Would you return the run of lines that starts at the one with "What seaborn and" and ends at the one with "import seaborn as sns", ends included, exactly as written and without the images?

● Data excerpts:

▼

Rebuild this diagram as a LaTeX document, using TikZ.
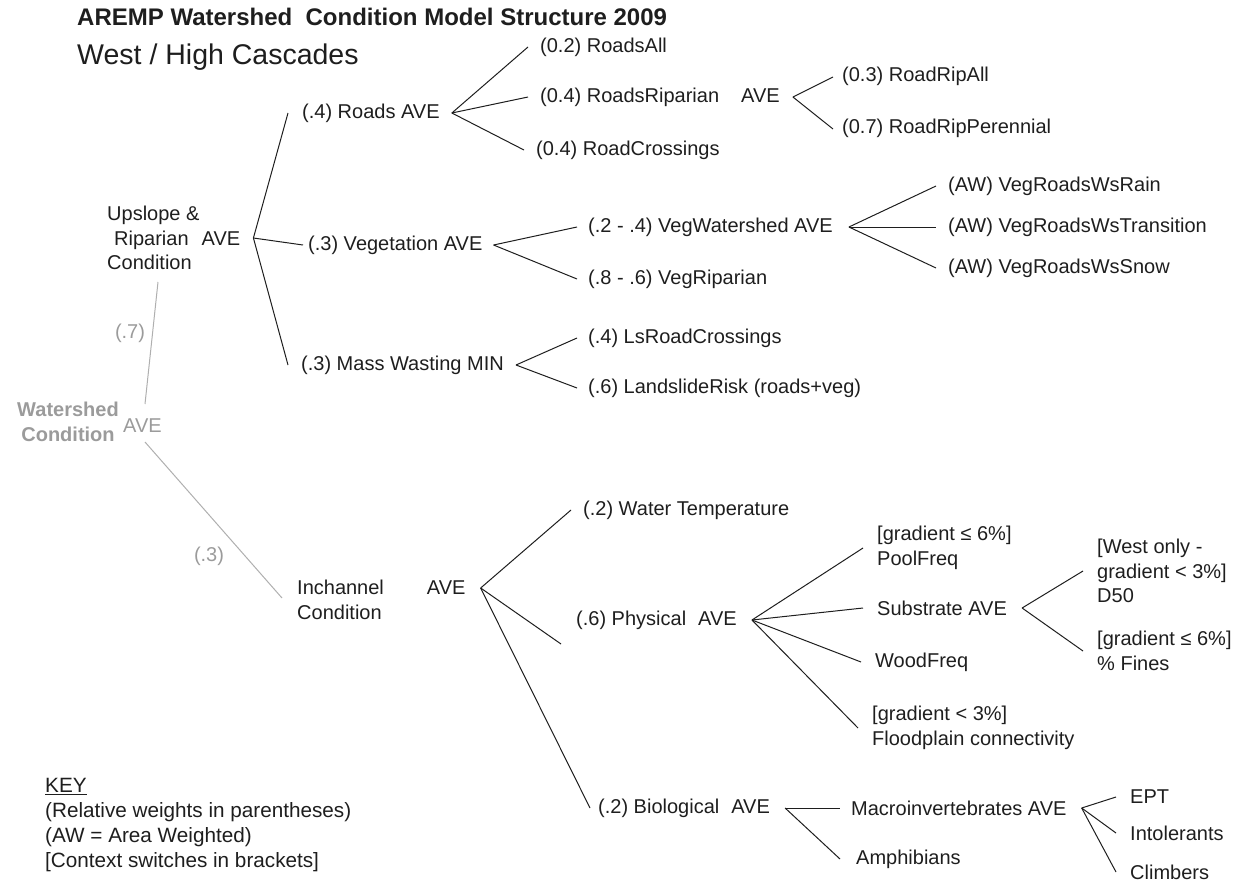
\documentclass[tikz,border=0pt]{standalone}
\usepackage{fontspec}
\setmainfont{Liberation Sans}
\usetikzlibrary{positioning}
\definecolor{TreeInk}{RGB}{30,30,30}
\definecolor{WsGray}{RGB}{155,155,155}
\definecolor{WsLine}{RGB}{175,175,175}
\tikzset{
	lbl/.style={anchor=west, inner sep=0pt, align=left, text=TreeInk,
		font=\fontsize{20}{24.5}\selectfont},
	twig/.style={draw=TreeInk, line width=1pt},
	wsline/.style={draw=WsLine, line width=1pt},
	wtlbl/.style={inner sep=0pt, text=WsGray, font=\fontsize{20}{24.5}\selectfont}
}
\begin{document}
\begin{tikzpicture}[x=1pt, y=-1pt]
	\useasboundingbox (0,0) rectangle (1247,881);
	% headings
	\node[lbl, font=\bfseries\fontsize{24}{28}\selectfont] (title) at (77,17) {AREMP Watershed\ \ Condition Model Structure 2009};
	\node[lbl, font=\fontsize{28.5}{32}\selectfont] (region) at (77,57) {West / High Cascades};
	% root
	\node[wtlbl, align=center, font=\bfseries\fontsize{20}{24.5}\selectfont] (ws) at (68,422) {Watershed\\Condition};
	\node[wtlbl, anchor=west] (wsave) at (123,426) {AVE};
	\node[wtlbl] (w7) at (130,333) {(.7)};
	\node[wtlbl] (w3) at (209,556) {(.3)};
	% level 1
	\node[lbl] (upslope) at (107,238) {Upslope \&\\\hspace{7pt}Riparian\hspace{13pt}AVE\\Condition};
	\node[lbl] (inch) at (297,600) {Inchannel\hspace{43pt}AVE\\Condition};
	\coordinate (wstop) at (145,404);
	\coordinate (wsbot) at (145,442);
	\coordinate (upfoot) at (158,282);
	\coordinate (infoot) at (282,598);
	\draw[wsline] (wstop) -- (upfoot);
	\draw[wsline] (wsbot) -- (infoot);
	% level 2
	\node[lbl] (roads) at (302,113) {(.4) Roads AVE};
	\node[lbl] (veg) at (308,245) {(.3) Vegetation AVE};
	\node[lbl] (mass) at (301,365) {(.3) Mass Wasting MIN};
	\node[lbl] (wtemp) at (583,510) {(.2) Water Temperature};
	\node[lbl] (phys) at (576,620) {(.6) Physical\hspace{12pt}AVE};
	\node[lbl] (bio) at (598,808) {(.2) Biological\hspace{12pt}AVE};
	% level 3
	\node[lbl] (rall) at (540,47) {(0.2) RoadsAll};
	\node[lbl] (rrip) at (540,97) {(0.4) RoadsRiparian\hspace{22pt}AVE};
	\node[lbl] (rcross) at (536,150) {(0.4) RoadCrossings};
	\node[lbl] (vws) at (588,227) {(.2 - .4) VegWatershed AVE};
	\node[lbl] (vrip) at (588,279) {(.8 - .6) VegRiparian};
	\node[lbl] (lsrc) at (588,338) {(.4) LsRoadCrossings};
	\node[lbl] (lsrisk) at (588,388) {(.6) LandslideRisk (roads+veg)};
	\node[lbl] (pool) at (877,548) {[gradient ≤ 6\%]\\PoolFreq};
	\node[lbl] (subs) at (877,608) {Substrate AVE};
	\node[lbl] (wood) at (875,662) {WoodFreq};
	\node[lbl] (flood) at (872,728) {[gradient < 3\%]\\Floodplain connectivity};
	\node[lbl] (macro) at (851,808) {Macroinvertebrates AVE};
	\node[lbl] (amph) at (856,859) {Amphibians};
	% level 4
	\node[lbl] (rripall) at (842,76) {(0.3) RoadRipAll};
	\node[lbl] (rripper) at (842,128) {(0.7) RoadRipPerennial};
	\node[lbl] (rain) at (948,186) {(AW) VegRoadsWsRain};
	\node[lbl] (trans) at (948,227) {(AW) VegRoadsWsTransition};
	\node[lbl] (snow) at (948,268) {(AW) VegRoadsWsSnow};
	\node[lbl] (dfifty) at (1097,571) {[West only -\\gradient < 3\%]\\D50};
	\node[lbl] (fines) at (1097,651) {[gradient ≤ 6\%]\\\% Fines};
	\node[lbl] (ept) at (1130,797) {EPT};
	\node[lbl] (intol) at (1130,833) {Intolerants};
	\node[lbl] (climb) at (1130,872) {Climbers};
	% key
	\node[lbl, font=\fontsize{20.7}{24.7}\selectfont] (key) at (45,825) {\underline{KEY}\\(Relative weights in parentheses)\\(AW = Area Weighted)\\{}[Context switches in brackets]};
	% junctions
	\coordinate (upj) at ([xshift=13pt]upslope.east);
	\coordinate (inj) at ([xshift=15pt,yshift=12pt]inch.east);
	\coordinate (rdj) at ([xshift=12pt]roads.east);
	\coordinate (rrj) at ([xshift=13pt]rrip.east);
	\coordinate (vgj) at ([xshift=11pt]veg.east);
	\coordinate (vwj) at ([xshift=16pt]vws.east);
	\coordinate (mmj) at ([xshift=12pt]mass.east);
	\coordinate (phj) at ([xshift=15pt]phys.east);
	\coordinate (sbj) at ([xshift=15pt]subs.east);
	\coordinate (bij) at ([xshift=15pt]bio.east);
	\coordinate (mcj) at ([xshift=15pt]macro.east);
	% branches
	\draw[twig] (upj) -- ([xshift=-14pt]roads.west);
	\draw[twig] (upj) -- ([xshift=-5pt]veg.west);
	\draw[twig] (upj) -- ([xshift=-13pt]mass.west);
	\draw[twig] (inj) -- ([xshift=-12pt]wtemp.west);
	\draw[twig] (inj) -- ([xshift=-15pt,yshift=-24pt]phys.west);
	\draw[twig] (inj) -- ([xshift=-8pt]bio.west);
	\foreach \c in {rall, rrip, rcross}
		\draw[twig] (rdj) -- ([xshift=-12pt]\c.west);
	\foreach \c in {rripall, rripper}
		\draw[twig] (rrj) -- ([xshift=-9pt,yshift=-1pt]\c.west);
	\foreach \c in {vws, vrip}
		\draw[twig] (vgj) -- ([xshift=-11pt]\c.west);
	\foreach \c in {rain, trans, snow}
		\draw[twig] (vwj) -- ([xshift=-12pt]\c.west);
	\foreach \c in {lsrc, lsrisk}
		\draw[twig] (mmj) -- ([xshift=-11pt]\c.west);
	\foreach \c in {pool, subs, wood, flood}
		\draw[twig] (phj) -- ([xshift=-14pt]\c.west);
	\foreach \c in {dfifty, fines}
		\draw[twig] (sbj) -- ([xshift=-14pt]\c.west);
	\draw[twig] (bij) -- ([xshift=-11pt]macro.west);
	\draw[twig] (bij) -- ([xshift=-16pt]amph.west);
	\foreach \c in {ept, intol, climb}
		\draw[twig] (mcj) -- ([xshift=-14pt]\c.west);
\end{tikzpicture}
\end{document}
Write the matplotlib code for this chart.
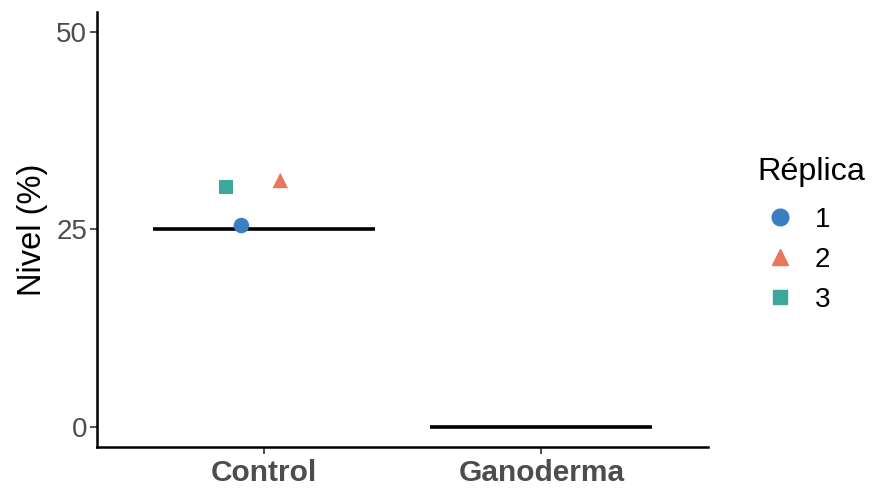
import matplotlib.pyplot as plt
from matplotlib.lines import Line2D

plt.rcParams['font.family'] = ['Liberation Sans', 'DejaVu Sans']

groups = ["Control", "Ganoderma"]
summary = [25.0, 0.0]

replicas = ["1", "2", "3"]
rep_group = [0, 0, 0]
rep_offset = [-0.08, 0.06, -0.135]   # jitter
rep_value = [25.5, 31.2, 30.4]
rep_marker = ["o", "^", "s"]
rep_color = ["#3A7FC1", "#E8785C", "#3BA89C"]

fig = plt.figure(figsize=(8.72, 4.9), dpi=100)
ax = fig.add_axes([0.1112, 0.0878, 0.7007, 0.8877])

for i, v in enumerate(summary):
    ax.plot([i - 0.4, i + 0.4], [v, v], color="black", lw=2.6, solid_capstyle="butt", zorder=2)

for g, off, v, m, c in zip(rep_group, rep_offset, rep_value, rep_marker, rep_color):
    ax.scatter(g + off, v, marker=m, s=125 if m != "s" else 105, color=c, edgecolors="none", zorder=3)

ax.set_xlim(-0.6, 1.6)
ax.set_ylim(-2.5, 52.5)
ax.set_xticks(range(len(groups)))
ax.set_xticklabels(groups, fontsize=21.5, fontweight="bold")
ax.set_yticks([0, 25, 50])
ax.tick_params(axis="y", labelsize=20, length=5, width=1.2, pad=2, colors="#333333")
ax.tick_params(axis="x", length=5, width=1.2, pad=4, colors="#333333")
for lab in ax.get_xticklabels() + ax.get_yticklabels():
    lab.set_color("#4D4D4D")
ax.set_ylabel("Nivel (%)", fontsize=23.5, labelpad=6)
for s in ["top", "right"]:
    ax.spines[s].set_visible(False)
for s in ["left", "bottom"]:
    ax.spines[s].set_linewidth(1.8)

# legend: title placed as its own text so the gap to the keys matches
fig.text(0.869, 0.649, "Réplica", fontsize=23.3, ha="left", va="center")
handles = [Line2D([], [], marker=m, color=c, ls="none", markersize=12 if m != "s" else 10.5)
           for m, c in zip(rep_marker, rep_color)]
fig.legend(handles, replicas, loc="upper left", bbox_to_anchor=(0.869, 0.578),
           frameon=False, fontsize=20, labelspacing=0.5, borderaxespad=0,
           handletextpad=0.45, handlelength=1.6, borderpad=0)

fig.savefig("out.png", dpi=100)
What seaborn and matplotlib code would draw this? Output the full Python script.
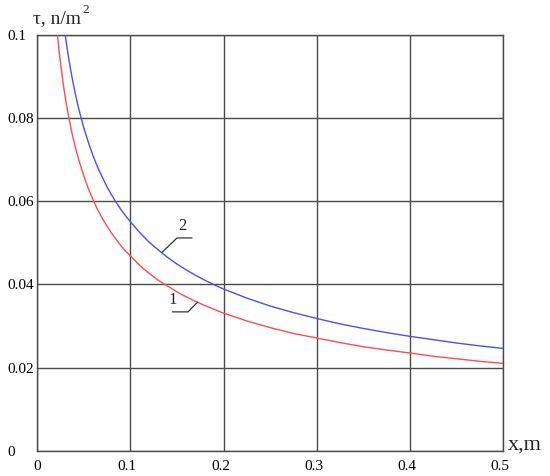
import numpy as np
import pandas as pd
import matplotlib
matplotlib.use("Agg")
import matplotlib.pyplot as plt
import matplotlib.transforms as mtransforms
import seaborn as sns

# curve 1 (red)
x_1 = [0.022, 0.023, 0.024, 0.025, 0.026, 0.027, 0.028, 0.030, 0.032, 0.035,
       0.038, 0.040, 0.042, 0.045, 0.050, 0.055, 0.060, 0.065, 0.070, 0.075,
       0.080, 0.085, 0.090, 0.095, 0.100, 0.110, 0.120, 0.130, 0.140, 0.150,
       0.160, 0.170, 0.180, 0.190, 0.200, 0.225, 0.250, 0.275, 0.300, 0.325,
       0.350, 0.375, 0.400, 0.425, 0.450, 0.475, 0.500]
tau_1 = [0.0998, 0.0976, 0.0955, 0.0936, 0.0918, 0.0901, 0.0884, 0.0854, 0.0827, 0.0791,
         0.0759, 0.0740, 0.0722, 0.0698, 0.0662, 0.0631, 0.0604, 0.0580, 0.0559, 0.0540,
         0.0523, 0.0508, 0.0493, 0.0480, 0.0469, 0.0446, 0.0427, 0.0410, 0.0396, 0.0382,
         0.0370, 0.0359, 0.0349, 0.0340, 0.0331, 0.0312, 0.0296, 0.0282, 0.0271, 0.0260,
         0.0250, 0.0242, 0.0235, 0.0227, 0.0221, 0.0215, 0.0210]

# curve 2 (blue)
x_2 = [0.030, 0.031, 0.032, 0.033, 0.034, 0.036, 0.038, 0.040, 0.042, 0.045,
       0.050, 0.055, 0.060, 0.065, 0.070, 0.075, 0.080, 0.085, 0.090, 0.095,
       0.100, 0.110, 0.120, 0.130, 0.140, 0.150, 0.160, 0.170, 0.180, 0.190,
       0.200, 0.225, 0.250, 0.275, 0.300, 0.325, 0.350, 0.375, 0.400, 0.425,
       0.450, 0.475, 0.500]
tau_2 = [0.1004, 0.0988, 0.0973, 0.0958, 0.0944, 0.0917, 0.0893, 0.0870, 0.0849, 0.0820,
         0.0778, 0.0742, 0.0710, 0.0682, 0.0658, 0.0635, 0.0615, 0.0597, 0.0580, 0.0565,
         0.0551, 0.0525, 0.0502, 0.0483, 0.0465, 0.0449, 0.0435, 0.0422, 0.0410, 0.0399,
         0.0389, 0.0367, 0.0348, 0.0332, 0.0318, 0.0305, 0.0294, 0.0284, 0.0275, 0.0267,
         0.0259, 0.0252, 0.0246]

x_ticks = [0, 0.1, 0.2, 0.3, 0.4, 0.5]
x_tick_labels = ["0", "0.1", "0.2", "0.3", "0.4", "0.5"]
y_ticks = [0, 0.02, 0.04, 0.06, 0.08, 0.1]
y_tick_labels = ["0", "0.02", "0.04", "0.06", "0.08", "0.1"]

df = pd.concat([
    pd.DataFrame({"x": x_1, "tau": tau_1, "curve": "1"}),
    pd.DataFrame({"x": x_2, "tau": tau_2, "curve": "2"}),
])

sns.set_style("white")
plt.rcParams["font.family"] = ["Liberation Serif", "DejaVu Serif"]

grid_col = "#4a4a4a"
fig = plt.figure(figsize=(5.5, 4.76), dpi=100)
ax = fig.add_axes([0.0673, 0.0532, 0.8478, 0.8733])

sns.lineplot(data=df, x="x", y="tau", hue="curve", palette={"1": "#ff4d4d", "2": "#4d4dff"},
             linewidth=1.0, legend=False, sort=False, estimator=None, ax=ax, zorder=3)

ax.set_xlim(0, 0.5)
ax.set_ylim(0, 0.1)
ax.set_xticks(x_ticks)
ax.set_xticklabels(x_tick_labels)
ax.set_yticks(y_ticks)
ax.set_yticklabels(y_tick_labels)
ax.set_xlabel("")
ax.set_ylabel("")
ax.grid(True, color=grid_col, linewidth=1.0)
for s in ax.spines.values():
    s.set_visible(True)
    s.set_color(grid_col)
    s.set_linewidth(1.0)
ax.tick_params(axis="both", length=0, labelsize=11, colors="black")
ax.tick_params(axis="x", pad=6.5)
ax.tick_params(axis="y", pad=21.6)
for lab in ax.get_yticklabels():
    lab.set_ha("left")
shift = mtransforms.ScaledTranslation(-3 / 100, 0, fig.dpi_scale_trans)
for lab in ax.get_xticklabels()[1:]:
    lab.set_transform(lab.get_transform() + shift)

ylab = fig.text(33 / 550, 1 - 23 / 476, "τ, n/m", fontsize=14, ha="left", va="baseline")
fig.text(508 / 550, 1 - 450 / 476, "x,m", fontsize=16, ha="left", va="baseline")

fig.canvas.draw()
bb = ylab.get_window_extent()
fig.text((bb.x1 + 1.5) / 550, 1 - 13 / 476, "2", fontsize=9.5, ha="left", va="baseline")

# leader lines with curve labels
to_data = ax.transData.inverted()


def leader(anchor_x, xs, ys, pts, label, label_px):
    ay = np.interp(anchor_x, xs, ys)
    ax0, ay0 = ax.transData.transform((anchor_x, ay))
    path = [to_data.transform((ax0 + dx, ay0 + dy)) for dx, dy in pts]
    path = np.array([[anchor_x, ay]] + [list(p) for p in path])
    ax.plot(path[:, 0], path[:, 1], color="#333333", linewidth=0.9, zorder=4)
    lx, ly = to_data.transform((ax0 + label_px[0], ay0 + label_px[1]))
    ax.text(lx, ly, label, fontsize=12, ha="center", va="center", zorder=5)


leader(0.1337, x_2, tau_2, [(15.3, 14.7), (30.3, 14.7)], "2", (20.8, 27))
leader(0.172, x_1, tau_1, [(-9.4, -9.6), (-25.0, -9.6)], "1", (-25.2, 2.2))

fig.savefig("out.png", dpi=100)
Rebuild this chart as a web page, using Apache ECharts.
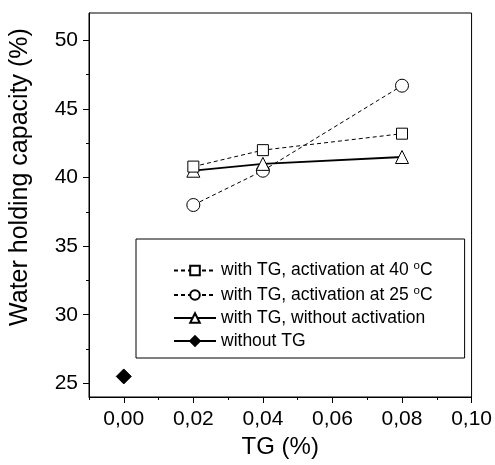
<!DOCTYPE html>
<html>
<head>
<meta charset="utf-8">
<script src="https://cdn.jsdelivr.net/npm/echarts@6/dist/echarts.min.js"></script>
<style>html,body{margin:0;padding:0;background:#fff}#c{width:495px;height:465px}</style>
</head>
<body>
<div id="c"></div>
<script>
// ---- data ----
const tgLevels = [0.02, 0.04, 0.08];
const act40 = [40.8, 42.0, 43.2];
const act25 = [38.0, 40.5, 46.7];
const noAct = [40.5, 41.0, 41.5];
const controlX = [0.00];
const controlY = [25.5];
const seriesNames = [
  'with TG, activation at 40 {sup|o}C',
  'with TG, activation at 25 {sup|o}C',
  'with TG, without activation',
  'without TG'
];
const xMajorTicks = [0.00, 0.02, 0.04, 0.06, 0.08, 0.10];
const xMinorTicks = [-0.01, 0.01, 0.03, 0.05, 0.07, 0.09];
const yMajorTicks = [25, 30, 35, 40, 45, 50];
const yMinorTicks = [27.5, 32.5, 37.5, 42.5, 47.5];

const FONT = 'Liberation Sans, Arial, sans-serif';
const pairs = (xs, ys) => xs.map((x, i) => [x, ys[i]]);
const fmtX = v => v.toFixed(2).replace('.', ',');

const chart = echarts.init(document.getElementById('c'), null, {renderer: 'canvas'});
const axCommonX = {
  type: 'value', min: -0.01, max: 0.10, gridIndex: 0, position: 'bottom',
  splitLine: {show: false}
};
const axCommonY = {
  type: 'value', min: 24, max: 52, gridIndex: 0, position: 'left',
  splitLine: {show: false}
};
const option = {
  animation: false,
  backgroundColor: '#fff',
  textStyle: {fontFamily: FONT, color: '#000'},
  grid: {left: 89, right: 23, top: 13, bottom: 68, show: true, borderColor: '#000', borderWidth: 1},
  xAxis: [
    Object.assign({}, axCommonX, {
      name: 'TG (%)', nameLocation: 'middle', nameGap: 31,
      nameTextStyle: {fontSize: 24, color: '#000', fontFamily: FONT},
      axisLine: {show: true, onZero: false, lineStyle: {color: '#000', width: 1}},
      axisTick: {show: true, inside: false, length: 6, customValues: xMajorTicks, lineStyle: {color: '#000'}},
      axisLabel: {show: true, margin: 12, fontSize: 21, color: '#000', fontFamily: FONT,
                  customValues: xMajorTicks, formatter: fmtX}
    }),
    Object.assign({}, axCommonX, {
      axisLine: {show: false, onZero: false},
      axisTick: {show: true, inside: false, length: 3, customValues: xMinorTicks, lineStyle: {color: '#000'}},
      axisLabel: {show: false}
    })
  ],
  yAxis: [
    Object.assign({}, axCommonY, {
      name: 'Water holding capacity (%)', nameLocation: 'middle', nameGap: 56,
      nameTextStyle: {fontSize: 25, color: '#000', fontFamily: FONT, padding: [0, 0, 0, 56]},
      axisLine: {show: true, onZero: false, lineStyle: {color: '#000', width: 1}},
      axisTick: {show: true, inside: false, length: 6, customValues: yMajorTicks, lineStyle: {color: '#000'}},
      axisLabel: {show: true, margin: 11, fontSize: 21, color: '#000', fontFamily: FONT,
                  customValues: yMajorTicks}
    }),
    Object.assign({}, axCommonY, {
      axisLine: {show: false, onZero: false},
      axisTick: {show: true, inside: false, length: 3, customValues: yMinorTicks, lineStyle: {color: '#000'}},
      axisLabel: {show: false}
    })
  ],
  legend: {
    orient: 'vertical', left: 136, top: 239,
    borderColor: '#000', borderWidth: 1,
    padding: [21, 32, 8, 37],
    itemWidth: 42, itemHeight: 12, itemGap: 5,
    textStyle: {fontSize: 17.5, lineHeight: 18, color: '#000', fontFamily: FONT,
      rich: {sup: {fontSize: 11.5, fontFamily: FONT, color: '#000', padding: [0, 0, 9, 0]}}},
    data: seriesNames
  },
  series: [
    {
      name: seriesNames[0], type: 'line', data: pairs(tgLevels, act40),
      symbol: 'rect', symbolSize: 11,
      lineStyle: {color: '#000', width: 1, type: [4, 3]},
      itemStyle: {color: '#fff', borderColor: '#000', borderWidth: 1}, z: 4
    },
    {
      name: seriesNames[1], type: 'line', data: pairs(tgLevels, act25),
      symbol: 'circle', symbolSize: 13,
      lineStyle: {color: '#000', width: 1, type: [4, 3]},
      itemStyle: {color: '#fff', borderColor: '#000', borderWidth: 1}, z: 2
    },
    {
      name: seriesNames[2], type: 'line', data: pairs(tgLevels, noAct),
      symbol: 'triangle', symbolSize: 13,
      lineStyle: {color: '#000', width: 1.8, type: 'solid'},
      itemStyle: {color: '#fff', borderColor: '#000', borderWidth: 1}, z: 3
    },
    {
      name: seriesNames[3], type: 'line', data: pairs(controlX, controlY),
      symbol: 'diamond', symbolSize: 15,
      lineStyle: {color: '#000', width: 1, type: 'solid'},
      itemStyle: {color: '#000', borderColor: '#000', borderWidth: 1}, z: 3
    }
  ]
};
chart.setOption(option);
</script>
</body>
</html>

▲

● Output of the exercise:
What seaborn and matplotlib code would draw this? Output the full Python script.
import numpy as np
import pandas as pd
import matplotlib
matplotlib.use("Agg")
import matplotlib.pyplot as plt
import matplotlib.transforms as mtransforms
import seaborn as sns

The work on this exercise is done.